Tired of one-dimensional representations from media, politicians, and even from locals, the Sweatshop collective came together to change the perceptions of western Sydney. For more than a decade it has done this through literature, film and performance, and is now bringing its show #ThreeJerks to the Emerging Writers' Festival in Melbourne.

“Sweatshop is a literacy movement,” explains the collective’s director, Michael Mohammed Ahmad. This emphasis on literacy comes from his belief that it is undervalued. Beyond the basic acts of reading and writing, Ahmad has higher expectations of the literate individual, saying, “For me, literacy is the ability to read, write and deconstruct information and then respond to that information.”

Primarily a group of writers, Sweatshop helps young people from minority groups improve literacy and find a voice through storytelling. The stories are turned into books, films and performances, the aim being to create a local cultural and literary landscape that comes from within.

Densely populated and culturally and linguistically diverse, "western Sydney" describes a region that is home to more than 1.6 million people. The area has been troubled by the presence of drugs and crime over the years, and is still haunted by gang rapes that took place there in 2000. Ahmad believes it’s still perceived as Sydney’s “other”.

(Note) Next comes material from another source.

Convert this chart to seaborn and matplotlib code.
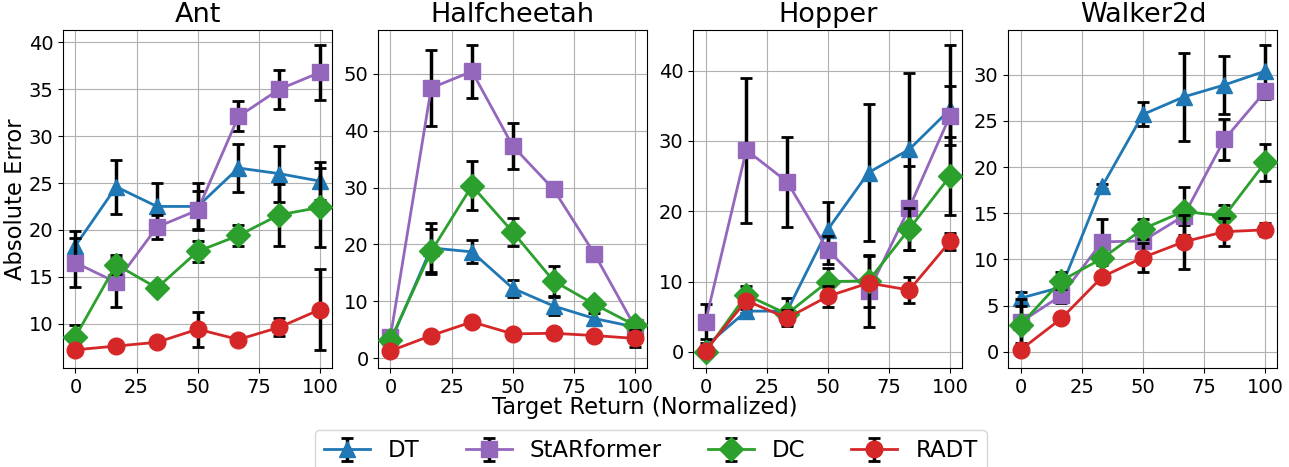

“I’m not saying we have to deny those things happened, but when you get media reports that say the perpetrators were Lebanese and Muslim, we need to develop a complex understanding of why the media is referring to them in that way … and why things like gang rape take place. We can’t just say ‘it’s because Arabs are bad’, or ‘it’s because Lebs are troublemakers’.”

Deciding minority communities from the region needed a voice, it adopted the ideas of cultural theorists and black civil rights leaders, such as Malcolm X, which Ahmad believes can be applied to Australian minority groups. “An African American Muslim who used literacy to change his life and begin a civil rights struggle? I think if that sort of model could work for someone like Malcolm X, then it can also work for particular groups in this country.”

Though Sweatshop is a movement in western Sydney, Ahmad is adamant the issues are transferable, saying “The politics of Sweatshop could easily go to … communities in Melbourne”, and around the world too.

#Three Jerks is a play that focuses on the media response to the gang rapes in 2000. It explores the media’s fixation on the perpetrators’ racial and religious identities and how this implicitly (and sometimes explicitly) pinned responsibility on Arab and Muslim communities. Without denying the criminals’ identities, #Three Jerks explores alternative explanations for the events, examining forms of misogyny, patriarchy and sexism that exist within these communities but are not based on ethnic or religious identity.

Ahmad says he tries to keep low expectations in terms of Sweatshop’s results, but in the last five years he’s seen a shift. “I think we’re seeing a change in consciousness in terms of what it means to be from western Sydney. I think what we are really about is empowerment. It’s about feeling good about where you come from and reclaiming that which you identify with.”

#Three Jerks is showing in Melbourne at the Emerging Writers’ Festival on Friday May 30.